- WRITTEN TASK -
From the listing below, copy only the lines from the line that contains "Clone this chart in Bokeh." to the line that contains "from bokeh.resources import INLINE", counting those two lines as part of the copy.

- INPUT RECORDS -
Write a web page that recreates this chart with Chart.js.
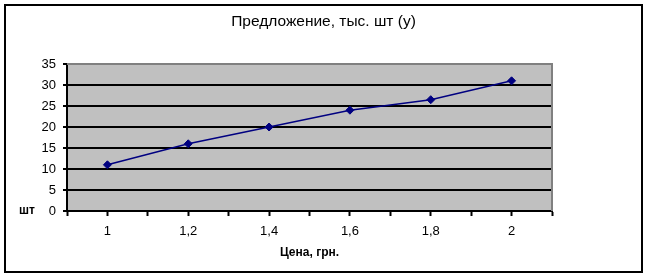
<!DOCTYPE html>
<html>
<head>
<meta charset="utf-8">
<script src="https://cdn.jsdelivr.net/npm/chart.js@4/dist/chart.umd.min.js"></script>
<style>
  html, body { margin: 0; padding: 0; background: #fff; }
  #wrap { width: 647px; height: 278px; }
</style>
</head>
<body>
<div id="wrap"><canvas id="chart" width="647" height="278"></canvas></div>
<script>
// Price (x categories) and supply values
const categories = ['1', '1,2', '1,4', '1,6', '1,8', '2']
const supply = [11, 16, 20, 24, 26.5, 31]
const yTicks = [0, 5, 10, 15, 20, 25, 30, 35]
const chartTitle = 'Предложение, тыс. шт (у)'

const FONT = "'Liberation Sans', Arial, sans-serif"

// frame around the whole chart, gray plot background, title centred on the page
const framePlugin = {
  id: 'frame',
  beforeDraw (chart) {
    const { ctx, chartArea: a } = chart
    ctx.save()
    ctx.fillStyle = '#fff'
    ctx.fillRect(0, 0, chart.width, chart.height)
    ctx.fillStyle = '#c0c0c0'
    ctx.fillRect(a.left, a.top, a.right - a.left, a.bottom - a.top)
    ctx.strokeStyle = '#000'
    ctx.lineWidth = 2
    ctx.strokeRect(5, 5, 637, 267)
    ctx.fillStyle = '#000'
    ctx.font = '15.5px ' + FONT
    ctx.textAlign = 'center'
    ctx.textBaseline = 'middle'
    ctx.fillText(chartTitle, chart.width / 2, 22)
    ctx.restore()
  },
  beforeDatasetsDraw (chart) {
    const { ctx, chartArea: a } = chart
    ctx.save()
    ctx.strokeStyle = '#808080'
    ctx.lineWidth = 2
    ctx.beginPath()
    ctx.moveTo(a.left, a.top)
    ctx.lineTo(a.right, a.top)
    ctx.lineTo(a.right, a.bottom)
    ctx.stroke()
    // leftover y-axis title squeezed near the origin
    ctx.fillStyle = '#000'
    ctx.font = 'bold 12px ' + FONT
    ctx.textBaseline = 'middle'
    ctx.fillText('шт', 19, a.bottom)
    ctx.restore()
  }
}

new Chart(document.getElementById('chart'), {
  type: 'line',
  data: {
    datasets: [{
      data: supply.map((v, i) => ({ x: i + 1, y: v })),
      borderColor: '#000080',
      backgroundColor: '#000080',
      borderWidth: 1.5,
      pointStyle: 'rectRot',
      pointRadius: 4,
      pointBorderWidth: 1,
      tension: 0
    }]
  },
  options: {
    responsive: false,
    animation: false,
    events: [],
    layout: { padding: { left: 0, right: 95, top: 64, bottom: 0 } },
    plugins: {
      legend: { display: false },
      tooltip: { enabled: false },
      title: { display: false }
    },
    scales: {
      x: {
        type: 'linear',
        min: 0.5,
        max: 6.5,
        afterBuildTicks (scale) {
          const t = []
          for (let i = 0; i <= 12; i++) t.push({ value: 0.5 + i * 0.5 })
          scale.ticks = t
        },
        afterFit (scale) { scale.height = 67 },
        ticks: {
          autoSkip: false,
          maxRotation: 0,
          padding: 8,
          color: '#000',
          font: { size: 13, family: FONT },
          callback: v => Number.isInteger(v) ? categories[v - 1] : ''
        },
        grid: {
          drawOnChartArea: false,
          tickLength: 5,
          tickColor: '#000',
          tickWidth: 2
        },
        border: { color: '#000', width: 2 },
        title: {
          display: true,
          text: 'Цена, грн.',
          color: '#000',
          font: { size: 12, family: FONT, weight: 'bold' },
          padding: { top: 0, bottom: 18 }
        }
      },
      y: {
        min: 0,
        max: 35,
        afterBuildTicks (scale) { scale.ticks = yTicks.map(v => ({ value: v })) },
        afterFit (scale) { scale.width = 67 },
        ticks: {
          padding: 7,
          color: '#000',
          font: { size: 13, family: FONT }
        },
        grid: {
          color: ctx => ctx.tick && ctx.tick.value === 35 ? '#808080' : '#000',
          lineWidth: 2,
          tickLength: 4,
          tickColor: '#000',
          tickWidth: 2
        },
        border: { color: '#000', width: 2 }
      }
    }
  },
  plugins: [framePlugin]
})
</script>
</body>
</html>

==

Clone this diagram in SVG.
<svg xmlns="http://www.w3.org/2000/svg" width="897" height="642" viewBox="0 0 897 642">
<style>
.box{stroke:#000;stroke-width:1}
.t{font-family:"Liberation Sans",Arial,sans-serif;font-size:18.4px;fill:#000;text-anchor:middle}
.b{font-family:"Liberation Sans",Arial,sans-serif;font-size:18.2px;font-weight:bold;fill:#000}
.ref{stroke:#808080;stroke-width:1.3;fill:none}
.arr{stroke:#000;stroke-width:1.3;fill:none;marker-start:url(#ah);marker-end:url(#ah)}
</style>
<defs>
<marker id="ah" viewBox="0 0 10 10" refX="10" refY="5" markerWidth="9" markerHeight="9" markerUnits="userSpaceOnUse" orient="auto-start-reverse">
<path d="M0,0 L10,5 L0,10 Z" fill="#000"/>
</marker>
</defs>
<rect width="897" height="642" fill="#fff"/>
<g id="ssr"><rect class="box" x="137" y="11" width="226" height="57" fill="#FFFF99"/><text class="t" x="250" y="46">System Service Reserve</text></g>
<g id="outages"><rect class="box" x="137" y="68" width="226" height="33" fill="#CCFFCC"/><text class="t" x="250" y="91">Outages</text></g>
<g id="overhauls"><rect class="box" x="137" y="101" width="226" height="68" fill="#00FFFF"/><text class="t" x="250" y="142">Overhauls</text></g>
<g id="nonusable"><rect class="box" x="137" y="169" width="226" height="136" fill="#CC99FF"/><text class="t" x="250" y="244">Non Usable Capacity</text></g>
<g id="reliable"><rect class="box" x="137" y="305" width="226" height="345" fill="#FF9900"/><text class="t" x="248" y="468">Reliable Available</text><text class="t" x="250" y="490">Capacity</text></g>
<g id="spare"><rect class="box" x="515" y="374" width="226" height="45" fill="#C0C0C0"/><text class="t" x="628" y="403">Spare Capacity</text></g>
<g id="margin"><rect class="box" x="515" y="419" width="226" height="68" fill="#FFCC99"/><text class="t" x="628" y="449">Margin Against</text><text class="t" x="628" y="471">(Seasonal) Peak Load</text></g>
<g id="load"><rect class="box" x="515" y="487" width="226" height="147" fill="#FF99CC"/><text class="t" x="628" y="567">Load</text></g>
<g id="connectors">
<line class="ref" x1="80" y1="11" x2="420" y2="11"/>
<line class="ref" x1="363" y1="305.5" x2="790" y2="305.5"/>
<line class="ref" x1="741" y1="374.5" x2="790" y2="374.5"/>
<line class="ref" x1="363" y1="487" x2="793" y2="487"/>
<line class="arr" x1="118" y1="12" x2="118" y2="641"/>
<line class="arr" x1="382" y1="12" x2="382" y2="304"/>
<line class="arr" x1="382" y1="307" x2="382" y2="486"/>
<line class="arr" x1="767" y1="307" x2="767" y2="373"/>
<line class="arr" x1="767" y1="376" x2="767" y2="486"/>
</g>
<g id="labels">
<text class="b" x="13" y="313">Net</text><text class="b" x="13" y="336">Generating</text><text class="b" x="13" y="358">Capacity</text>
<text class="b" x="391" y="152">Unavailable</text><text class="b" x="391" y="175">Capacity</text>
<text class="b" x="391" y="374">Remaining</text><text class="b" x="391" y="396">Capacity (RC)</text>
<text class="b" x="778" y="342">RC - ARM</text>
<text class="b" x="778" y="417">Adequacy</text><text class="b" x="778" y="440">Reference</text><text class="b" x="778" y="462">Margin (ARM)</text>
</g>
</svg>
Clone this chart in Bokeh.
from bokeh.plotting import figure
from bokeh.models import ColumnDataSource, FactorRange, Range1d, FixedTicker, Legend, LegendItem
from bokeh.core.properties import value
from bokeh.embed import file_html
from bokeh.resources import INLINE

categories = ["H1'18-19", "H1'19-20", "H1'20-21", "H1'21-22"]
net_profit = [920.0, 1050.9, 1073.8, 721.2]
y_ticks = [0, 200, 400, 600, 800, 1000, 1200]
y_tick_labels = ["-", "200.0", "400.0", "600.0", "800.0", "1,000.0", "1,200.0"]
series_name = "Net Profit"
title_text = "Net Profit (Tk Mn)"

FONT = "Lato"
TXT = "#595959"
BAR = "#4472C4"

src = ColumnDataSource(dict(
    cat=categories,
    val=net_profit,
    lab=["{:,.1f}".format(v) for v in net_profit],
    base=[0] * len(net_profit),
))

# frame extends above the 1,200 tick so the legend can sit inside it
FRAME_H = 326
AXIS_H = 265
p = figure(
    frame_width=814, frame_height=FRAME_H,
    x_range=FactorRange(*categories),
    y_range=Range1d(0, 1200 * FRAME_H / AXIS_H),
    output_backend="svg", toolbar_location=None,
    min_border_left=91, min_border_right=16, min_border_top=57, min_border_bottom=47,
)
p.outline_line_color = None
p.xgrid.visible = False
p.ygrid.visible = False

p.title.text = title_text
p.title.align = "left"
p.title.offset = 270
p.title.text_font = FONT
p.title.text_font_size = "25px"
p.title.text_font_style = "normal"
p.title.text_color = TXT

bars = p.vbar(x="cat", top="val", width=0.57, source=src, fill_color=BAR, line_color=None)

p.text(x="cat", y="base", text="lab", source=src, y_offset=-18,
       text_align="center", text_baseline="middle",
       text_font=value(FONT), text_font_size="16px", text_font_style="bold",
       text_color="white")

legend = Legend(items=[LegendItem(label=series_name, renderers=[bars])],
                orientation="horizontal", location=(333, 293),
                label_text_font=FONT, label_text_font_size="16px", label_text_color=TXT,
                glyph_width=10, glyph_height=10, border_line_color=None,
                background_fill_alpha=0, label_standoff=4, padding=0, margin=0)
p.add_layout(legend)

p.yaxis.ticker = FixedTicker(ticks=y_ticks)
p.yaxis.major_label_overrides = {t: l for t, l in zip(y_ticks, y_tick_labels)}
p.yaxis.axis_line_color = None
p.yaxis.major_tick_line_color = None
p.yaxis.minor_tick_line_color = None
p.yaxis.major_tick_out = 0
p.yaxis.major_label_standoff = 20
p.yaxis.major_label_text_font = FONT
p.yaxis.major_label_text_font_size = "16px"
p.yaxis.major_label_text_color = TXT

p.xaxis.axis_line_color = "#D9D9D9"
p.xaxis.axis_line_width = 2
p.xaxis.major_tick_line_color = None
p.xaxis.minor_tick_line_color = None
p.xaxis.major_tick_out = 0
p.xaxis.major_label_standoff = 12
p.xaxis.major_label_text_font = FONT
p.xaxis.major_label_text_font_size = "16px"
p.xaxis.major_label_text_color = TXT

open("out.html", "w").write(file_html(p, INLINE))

- TASK RESULT -
Clone this chart in Bokeh.
from bokeh.plotting import figure
from bokeh.models import ColumnDataSource, FactorRange, Range1d, FixedTicker, Legend, LegendItem
from bokeh.core.properties import value
from bokeh.embed import file_html
from bokeh.resources import INLINE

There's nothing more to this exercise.